_Exercise prompt_
Transcribe everything in the data word for word. Pictures are left out.

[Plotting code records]
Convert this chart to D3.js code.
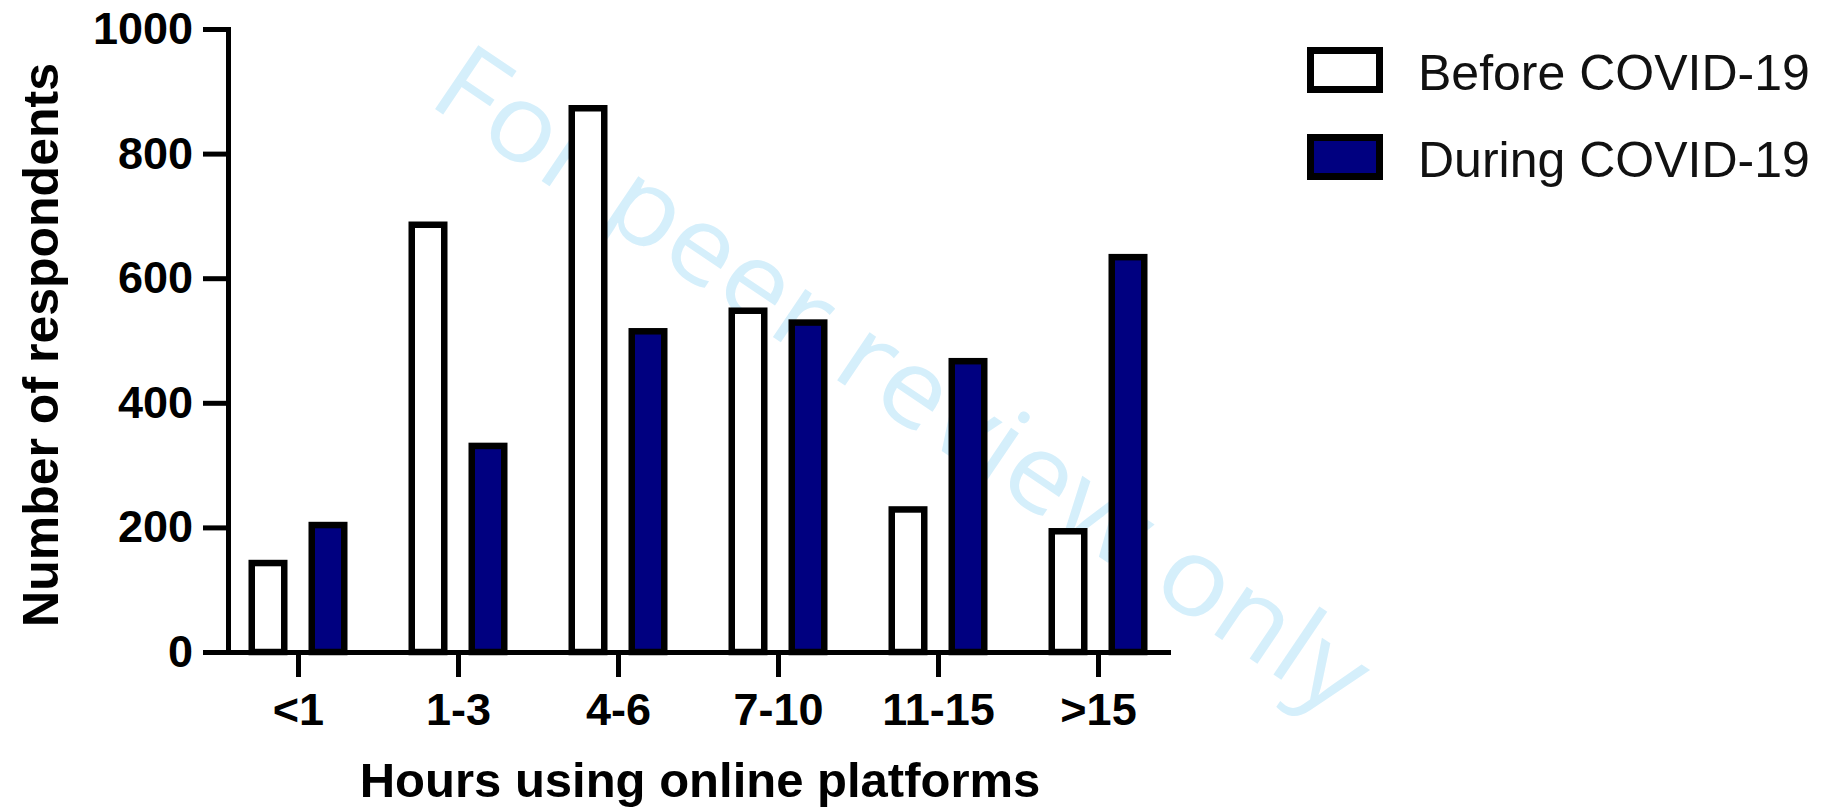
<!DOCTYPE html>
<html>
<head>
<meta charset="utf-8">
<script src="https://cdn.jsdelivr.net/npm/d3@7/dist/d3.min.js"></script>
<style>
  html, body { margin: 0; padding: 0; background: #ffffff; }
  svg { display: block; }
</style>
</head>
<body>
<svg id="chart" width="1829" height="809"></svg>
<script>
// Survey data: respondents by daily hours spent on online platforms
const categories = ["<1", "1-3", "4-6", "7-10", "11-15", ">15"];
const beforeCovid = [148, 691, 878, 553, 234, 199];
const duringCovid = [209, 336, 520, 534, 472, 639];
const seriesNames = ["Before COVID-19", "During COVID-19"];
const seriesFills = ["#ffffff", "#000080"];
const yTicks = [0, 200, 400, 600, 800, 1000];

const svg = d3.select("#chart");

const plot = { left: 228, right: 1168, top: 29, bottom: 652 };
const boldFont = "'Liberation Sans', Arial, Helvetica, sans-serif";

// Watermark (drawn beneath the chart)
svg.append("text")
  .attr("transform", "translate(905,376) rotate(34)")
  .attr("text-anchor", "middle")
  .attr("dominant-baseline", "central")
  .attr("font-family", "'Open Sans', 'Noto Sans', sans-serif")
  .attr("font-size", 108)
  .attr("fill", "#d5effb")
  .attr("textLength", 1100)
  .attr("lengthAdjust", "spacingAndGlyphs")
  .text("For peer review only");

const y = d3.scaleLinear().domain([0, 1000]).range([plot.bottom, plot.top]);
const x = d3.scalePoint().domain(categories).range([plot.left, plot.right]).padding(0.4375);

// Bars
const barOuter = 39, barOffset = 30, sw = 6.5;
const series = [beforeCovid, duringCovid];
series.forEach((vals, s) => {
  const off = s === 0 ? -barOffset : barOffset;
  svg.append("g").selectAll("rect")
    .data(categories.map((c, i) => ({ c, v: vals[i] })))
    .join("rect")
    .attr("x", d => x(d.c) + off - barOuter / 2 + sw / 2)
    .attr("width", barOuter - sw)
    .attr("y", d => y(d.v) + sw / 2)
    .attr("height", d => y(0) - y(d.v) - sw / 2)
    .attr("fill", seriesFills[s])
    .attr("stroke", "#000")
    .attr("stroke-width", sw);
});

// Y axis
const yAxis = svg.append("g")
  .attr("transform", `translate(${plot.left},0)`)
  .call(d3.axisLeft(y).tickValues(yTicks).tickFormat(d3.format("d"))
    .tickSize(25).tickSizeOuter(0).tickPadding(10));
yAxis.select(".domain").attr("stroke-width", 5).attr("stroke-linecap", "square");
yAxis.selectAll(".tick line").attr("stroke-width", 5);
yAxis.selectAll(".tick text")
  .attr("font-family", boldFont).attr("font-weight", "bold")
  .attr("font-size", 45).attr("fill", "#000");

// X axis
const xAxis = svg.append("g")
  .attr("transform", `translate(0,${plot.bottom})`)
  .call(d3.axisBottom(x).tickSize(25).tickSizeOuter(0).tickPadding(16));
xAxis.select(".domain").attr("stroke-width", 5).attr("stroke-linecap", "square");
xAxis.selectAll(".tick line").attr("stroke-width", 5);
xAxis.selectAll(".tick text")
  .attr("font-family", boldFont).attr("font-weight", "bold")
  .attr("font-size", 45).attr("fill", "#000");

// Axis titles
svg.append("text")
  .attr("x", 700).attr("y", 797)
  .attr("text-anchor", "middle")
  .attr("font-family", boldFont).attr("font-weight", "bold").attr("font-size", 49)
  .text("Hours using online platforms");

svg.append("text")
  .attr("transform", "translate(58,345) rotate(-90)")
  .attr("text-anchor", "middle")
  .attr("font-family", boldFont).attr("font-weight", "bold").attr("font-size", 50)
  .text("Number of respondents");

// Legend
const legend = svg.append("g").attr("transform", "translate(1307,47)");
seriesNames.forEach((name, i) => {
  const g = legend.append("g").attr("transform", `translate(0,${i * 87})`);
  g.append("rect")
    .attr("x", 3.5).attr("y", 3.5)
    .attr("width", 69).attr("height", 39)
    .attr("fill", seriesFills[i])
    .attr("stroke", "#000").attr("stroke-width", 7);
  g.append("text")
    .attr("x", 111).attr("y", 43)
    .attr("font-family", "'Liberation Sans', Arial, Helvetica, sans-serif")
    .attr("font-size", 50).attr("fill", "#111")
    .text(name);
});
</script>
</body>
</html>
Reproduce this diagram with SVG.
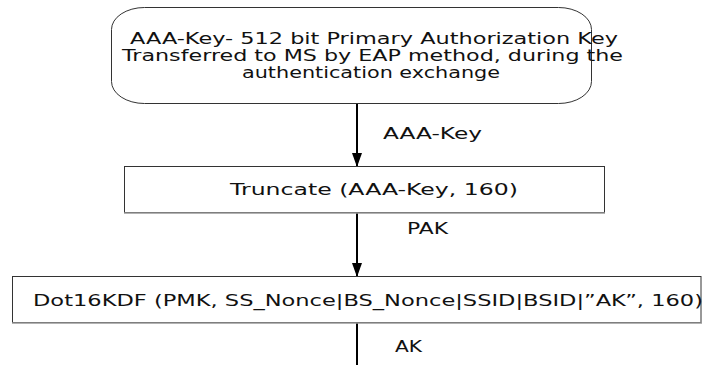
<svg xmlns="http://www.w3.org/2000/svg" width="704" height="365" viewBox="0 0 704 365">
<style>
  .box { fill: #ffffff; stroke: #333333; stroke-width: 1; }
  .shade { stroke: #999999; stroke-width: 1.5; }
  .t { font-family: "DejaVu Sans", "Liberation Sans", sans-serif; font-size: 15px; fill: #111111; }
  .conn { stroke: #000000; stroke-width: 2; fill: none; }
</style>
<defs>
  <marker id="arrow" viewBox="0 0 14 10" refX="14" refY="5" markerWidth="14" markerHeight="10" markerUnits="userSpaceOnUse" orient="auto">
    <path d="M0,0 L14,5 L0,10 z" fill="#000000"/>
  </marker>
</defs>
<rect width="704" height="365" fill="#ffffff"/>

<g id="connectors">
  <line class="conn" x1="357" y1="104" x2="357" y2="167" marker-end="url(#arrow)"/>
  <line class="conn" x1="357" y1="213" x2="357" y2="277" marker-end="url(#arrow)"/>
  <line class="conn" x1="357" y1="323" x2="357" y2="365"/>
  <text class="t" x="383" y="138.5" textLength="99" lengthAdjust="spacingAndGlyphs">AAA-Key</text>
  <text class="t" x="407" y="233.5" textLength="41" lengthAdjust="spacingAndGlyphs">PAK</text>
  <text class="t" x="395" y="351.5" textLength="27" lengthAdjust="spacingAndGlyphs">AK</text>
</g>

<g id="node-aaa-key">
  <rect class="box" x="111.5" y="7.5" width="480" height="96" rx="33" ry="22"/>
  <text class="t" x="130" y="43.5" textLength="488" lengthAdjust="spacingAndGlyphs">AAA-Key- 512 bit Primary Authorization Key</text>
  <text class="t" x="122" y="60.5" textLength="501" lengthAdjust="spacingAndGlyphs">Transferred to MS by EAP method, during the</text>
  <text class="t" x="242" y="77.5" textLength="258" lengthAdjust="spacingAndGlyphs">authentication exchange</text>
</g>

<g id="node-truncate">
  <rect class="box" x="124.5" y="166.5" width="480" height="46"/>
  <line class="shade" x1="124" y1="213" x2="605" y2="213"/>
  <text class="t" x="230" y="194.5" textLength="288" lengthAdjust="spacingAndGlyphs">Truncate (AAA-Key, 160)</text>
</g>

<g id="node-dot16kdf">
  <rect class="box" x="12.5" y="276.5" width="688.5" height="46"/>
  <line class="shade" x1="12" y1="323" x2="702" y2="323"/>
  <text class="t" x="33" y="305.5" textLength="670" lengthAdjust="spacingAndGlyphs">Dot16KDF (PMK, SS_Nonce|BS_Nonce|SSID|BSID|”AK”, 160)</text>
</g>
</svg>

_The completed task_
Convert this chart to D3.js code.
<!DOCTYPE html>
<html>
<head>
<meta charset="utf-8">
<script src="https://cdn.jsdelivr.net/npm/d3@7/dist/d3.min.js"></script>
<style>
  html, body { margin: 0; padding: 0; background: #ffffff; }
  svg { display: block; }
</style>
</head>
<body>
<svg id="chart" width="1829" height="809"></svg>
<script>
// Survey data: respondents by daily hours spent on online platforms
const categories = ["<1", "1-3", "4-6", "7-10", "11-15", ">15"];
const beforeCovid = [148, 691, 878, 553, 234, 199];
const duringCovid = [209, 336, 520, 534, 472, 639];
const seriesNames = ["Before COVID-19", "During COVID-19"];
const seriesFills = ["#ffffff", "#000080"];
const yTicks = [0, 200, 400, 600, 800, 1000];

const svg = d3.select("#chart");

const plot = { left: 228, right: 1168, top: 29, bottom: 652 };
const boldFont = "'Liberation Sans', Arial, Helvetica, sans-serif";

// Watermark (drawn beneath the chart)
svg.append("text")
  .attr("transform", "translate(905,376) rotate(34)")
  .attr("text-anchor", "middle")
  .attr("dominant-baseline", "central")
  .attr("font-family", "'Open Sans', 'Noto Sans', sans-serif")
  .attr("font-size", 108)
  .attr("fill", "#d5effb")
  .attr("textLength", 1100)
  .attr("lengthAdjust", "spacingAndGlyphs")
  .text("For peer review only");

const y = d3.scaleLinear().domain([0, 1000]).range([plot.bottom, plot.top]);
const x = d3.scalePoint().domain(categories).range([plot.left, plot.right]).padding(0.4375);

// Bars
const barOuter = 39, barOffset = 30, sw = 6.5;
const series = [beforeCovid, duringCovid];
series.forEach((vals, s) => {
  const off = s === 0 ? -barOffset : barOffset;
  svg.append("g").selectAll("rect")
    .data(categories.map((c, i) => ({ c, v: vals[i] })))
    .join("rect")
    .attr("x", d => x(d.c) + off - barOuter / 2 + sw / 2)
    .attr("width", barOuter - sw)
    .attr("y", d => y(d.v) + sw / 2)
    .attr("height", d => y(0) - y(d.v) - sw / 2)
    .attr("fill", seriesFills[s])
    .attr("stroke", "#000")
    .attr("stroke-width", sw);
});

// Y axis
const yAxis = svg.append("g")
  .attr("transform", `translate(${plot.left},0)`)
  .call(d3.axisLeft(y).tickValues(yTicks).tickFormat(d3.format("d"))
    .tickSize(25).tickSizeOuter(0).tickPadding(10));
yAxis.select(".domain").attr("stroke-width", 5).attr("stroke-linecap", "square");
yAxis.selectAll(".tick line").attr("stroke-width", 5);
yAxis.selectAll(".tick text")
  .attr("font-family", boldFont).attr("font-weight", "bold")
  .attr("font-size", 45).attr("fill", "#000");

// X axis
const xAxis = svg.append("g")
  .attr("transform", `translate(0,${plot.bottom})`)
  .call(d3.axisBottom(x).tickSize(25).tickSizeOuter(0).tickPadding(16));
xAxis.select(".domain").attr("stroke-width", 5).attr("stroke-linecap", "square");
xAxis.selectAll(".tick line").attr("stroke-width", 5);
xAxis.selectAll(".tick text")
  .attr("font-family", boldFont).attr("font-weight", "bold")
  .attr("font-size", 45).attr("fill", "#000");

// Axis titles
svg.append("text")
  .attr("x", 700).attr("y", 797)
  .attr("text-anchor", "middle")
  .attr("font-family", boldFont).attr("font-weight", "bold").attr("font-size", 49)
  .text("Hours using online platforms");

svg.append("text")
  .attr("transform", "translate(58,345) rotate(-90)")
  .attr("text-anchor", "middle")
  .attr("font-family", boldFont).attr("font-weight", "bold").attr("font-size", 50)
  .text("Number of respondents");

// Legend
const legend = svg.append("g").attr("transform", "translate(1307,47)");
seriesNames.forEach((name, i) => {
  const g = legend.append("g").attr("transform", `translate(0,${i * 87})`);
  g.append("rect")
    .attr("x", 3.5).attr("y", 3.5)
    .attr("width", 69).attr("height", 39)
    .attr("fill", seriesFills[i])
    .attr("stroke", "#000").attr("stroke-width", 7);
  g.append("text")
    .attr("x", 111).attr("y", 43)
    .attr("font-family", "'Liberation Sans', Arial, Helvetica, sans-serif")
    .attr("font-size", 50).attr("fill", "#111")
    .text(name);
});
</script>
</body>
</html>
Reproduce this diagram with SVG.
<svg xmlns="http://www.w3.org/2000/svg" width="704" height="365" viewBox="0 0 704 365">
<style>
  .box { fill: #ffffff; stroke: #333333; stroke-width: 1; }
  .shade { stroke: #999999; stroke-width: 1.5; }
  .t { font-family: "DejaVu Sans", "Liberation Sans", sans-serif; font-size: 15px; fill: #111111; }
  .conn { stroke: #000000; stroke-width: 2; fill: none; }
</style>
<defs>
  <marker id="arrow" viewBox="0 0 14 10" refX="14" refY="5" markerWidth="14" markerHeight="10" markerUnits="userSpaceOnUse" orient="auto">
    <path d="M0,0 L14,5 L0,10 z" fill="#000000"/>
  </marker>
</defs>
<rect width="704" height="365" fill="#ffffff"/>

<g id="connectors">
  <line class="conn" x1="357" y1="104" x2="357" y2="167" marker-end="url(#arrow)"/>
  <line class="conn" x1="357" y1="213" x2="357" y2="277" marker-end="url(#arrow)"/>
  <line class="conn" x1="357" y1="323" x2="357" y2="365"/>
  <text class="t" x="383" y="138.5" textLength="99" lengthAdjust="spacingAndGlyphs">AAA-Key</text>
  <text class="t" x="407" y="233.5" textLength="41" lengthAdjust="spacingAndGlyphs">PAK</text>
  <text class="t" x="395" y="351.5" textLength="27" lengthAdjust="spacingAndGlyphs">AK</text>
</g>

<g id="node-aaa-key">
  <rect class="box" x="111.5" y="7.5" width="480" height="96" rx="33" ry="22"/>
  <text class="t" x="130" y="43.5" textLength="488" lengthAdjust="spacingAndGlyphs">AAA-Key- 512 bit Primary Authorization Key</text>
  <text class="t" x="122" y="60.5" textLength="501" lengthAdjust="spacingAndGlyphs">Transferred to MS by EAP method, during the</text>
  <text class="t" x="242" y="77.5" textLength="258" lengthAdjust="spacingAndGlyphs">authentication exchange</text>
</g>

<g id="node-truncate">
  <rect class="box" x="124.5" y="166.5" width="480" height="46"/>
  <line class="shade" x1="124" y1="213" x2="605" y2="213"/>
  <text class="t" x="230" y="194.5" textLength="288" lengthAdjust="spacingAndGlyphs">Truncate (AAA-Key, 160)</text>
</g>

<g id="node-dot16kdf">
  <rect class="box" x="12.5" y="276.5" width="688.5" height="46"/>
  <line class="shade" x1="12" y1="323" x2="702" y2="323"/>
  <text class="t" x="33" y="305.5" textLength="670" lengthAdjust="spacingAndGlyphs">Dot16KDF (PMK, SS_Nonce|BS_Nonce|SSID|BSID|”AK”, 160)</text>
</g>
</svg>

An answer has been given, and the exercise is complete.